##### The records

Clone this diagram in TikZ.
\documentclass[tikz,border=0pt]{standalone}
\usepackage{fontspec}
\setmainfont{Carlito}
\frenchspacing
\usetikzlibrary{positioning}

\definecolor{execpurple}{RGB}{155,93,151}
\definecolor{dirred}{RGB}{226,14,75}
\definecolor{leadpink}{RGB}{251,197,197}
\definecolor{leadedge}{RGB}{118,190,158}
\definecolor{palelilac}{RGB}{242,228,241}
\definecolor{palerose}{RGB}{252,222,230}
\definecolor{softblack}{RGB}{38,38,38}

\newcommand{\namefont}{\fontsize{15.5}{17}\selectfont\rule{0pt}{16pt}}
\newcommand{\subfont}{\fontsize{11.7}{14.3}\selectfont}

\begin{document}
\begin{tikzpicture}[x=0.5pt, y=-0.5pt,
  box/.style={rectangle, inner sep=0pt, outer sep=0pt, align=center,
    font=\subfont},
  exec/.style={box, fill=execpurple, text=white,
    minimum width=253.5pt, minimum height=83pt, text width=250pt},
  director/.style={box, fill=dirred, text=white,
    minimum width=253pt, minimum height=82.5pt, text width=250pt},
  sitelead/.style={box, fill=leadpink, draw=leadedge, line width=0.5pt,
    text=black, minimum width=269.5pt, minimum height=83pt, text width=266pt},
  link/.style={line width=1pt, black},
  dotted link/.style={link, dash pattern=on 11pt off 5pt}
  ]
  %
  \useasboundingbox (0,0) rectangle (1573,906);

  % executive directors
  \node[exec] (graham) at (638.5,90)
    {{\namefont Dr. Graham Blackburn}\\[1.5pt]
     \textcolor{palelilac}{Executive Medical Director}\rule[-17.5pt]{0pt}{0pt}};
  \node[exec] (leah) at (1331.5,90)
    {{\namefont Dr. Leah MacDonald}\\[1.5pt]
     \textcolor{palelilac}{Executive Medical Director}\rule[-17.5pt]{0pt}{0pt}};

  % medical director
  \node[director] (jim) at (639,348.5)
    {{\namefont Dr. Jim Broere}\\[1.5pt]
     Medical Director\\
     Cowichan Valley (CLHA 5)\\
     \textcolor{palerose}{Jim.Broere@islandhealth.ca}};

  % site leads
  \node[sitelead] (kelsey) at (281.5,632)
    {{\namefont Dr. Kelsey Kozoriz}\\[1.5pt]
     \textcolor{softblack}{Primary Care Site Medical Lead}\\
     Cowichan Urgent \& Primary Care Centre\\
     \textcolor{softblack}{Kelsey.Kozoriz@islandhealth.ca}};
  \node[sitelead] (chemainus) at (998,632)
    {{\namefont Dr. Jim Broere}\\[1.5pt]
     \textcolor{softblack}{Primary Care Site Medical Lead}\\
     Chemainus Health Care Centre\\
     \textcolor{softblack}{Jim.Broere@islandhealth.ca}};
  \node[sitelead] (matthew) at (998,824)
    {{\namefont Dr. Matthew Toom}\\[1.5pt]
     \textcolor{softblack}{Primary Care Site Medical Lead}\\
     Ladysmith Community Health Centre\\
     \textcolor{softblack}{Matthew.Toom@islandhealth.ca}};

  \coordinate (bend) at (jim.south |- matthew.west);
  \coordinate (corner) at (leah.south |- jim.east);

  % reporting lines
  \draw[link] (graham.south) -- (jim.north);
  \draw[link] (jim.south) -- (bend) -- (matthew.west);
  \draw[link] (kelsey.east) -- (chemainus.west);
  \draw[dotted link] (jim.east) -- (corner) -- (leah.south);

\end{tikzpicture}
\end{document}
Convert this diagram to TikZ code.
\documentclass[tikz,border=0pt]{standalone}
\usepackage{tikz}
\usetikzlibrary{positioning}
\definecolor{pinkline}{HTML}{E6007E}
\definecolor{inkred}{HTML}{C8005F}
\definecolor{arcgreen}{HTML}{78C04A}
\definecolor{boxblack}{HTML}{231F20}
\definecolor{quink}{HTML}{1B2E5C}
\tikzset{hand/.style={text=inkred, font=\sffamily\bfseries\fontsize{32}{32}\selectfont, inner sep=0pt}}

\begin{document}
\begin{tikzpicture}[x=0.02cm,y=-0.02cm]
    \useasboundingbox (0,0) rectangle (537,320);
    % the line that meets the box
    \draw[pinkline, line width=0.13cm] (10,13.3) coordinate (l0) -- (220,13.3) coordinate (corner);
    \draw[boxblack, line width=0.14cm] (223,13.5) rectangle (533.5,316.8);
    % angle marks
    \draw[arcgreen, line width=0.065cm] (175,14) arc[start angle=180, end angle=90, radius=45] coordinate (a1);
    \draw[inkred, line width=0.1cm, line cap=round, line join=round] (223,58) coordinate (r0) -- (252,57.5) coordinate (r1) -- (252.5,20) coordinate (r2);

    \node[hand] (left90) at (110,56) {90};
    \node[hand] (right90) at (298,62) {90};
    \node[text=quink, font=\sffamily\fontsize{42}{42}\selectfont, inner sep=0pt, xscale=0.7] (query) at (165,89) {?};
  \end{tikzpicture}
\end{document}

##########

- _Stated exercise_
Give the count of lines in the listing above that include "diagram", with no other words.

- _Answer in full_
2